Just thinking about stuff. Probably just one of those times. Last night I was at work, the whole night. Drove home around 9 this morning. Slept the whole day almost. Now I don’t feel like sleeping. I’m still tired, but I don’t feel like sleeping. This sort of exhaustion brings with it a unique kind of melancholy. Couldn’t avoid thinking about misunderstandings. Mixed signals. Lack of communication. Silent hurts. Unspoken truths. Spoken lies. Friends breaking up, and not knowing why. Wracking my brain trying to figure out how a pleasant situation would suddenly turn south for no apparent reason. Why suddenly a person close to you would suddenly drift away. Not just suddenly, but swiftly, drastically, and almost violently. Misunderstandings? Lack of communication? Mixed signals? Misinterpreted behavior?  Unspoken hellos? Pressing ‘Delete’ just for the heck of it?

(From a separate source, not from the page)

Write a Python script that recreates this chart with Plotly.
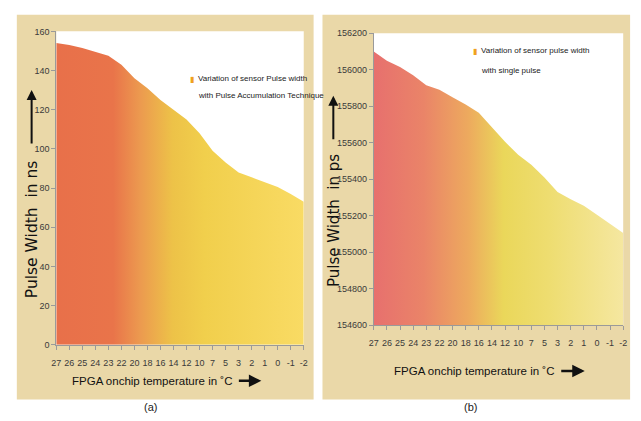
import plotly.graph_objects as go

temps = ["27", "26", "25", "24", "23", "22", "20", "18", "16", "14",
         "12", "10", "7", "5", "3", "2", "1", "0", "-1", "-2"]
pw_ns = [154, 153, 151.5, 149.5, 147.5, 143, 136, 131, 125, 120,
         115, 108, 99, 93, 88, 85.5, 83, 80.5, 77, 73]
pw_ps = [156100, 156050, 156015, 155970, 155915, 155890, 155850, 155810, 155765, 155685,
         155605, 155535, 155480, 155410, 155330, 155290, 155255, 155205, 155155, 155105]

W, H = 641, 421
def px(x): return x / W
def py(y): return 1 - y / H

NARROW = "Liberation Sans Narrow, Liberation Sans, Arial, sans-serif"
WIDE = "DejaVu Sans, Verdana, sans-serif"
PARCH = "#EAD8A8"

fig = go.Figure()

fig.add_trace(go.Scatter(
    x=temps, y=pw_ns, mode="lines", line=dict(width=0, color="rgba(0,0,0,0)"),
    fill="tozeroy",
    fillgradient=dict(type="horizontal", colorscale=[
        [0, "#E8704A"], [0.23, "#E9744A"], [0.34, "#EC9A4F"], [0.47, "#EDC248"],
        [0.6, "#F1CF4C"], [1, "#F9DB64"]]),
    xaxis="x", yaxis="y", showlegend=False, hoverinfo="x+y"))

fig.add_trace(go.Scatter(
    x=temps, y=pw_ps, mode="lines", line=dict(width=0, color="rgba(0,0,0,0)"),
    fill="tozeroy",
    fillgradient=dict(type="horizontal", colorscale=[
        [0, "#E7706E"], [0.2, "#EA8468"], [0.38, "#EDAA5E"], [0.52, "#EAD75A"],
        [0.7, "#EEDD70"], [1, "#F5E7A0"]]),
    xaxis="x2", yaxis="y2", showlegend=False, hoverinfo="x+y"))

axis_common = dict(showgrid=False, zeroline=False, ticks="outside", ticklen=4,
                   tickcolor="#9a9a9a", linecolor="#9a9a9a", showline=True,
                   tickfont=dict(family=NARROW, size=9, color="#3a3a3a"))

dom_a = dict(x=[px(52), px(303)], y=[py(348), py(27)])
dom_b = dict(x=[px(374), px(627)], y=[py(328), py(29)])

fig.update_layout(
    width=W, height=H, margin=dict(l=0, r=0, t=0, b=0),
    paper_bgcolor="white", plot_bgcolor="white",
    xaxis=dict(domain=dom_a["x"], anchor="y", type="category", tickangle=0,
               range=[0, len(temps) - 1], ticklabelstandoff=5, **axis_common),
    yaxis=dict(domain=dom_a["y"], anchor="x", range=[0, 160],
               dtick=20, **axis_common),
    xaxis2=dict(domain=dom_b["x"], anchor="y2", type="category", tickangle=0,
                range=[0, len(temps) - 1], ticklabelstandoff=5, **axis_common),
    yaxis2=dict(domain=dom_b["y"], anchor="x2", range=[154600, 156200],
                dtick=200, tickformat="d", **axis_common),
)

# parchment panels, then white plot areas on top of them
for x0, x1 in [(12, 313), (322, 634)]:
    fig.add_shape(type="rect", xref="paper", yref="paper",
                  x0=px(x0), x1=px(x1), y0=py(404), y1=py(10),
                  fillcolor=PARCH, line_width=0, layer="below")
for d in (dom_a, dom_b):
    fig.add_shape(type="rect", xref="paper", yref="paper",
                  x0=d["x"][0], x1=d["x"][1], y0=d["y"][0], y1=d["y"][1],
                  fillcolor="white", line_width=0, layer="below")

ann = []
# y axis titles
ann.append(dict(text="Pulse Width  in ns", x=px(27), y=py(230), textangle=-90,
                font=dict(family=WIDE, size=15.5, color="#111")))
ann.append(dict(text="Pulse Width  in ps", x=px(333), y=py(221), textangle=-90,
                font=dict(family=WIDE, size=15, color="#111")))
# x axis titles
ann.append(dict(text="FPGA onchip temperature in ˚C", x=px(149), y=py(385),
                font=dict(family=NARROW, size=11.5, color="#111")))
ann.append(dict(text="FPGA onchip temperature in ˚C", x=px(476), y=py(375),
                font=dict(family=NARROW, size=11.5, color="#111")))
# panel labels
ann.append(dict(text="(a)", x=px(148), y=py(412), font=dict(family=NARROW, size=11, color="#222")))
ann.append(dict(text="(b)", x=px(472), y=py(412), font=dict(family=NARROW, size=11, color="#222")))
# legends
ann.append(dict(text="▮", x=px(190), y=py(75), font=dict(size=8, color="#F0A020")))
ann.append(dict(text="Variation of sensor Pulse width", x=px(194), y=py(75), xanchor="left",
                font=dict(family=NARROW, size=8, color="#222")))
ann.append(dict(text="with Pulse Accumulation Technique", x=px(194), y=py(93), xanchor="left",
                font=dict(family=NARROW, size=8, color="#222")))
ann.append(dict(text="▮", x=px(477), y=py(47), font=dict(size=8, color="#F0A020")))
ann.append(dict(text="Variation of sensor pulse width", x=px(481), y=py(47), xanchor="left",
                font=dict(family=NARROW, size=8, color="#222")))
ann.append(dict(text="with single pulse", x=px(481), y=py(67), xanchor="left",
                font=dict(family=NARROW, size=8, color="#222")))
for a in ann:
    a.setdefault("xanchor", "center")
    fig.add_annotation(xref="paper", yref="paper", showarrow=False, yanchor="middle", **a)

# arrows (offsets in pixels)
for (x, y0, y1) in [(27, 142, 87), (333, 138, 93)]:
    fig.add_annotation(xref="paper", yref="paper", x=px(x), y=py(y1), ax=0, ay=y0 - y1,
                       showarrow=True, arrowhead=2, arrowsize=1, arrowwidth=2,
                       arrowcolor="#111", text="")
for (x0, x1, y) in [(236, 260, 385), (563, 588, 375)]:
    fig.add_annotation(xref="paper", yref="paper", x=px(x1), y=py(y), ax=-(x1 - x0), ay=0,
                       showarrow=True, arrowhead=2, arrowsize=1, arrowwidth=2.5,
                       arrowcolor="#111", text="")

fig.write_html(
    "out.html",
    config={"displayModeBar": False},
    post_script=("document.documentElement.style.margin='0';"
                 "document.body.style.margin='0';"
                 "document.body.style.overflow='hidden';"
                 "document.documentElement.style.overflow='hidden';"))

I’d choose belligerence anytime. At least with belligerent people, there is no puzzle. You know exactly why an asshole is being an asshole and why he is acting like an asshole. Sometimes I prefer no-brainers when I don’t have a great deal of time to figure things out. Just deal with it and go on with your life.

But friends communicate. It’s the same as saying that birds fly or the sun shines. When they stop doing that for no apparent reason… well… it’s mind-boggling. It doesn’t make sense.

Or it’s dead.

Kill the misunderstandings, or kill the friendship. It’s not a tough choice. It’s a no-brainer. And yet it seems we still can’t make the right choice.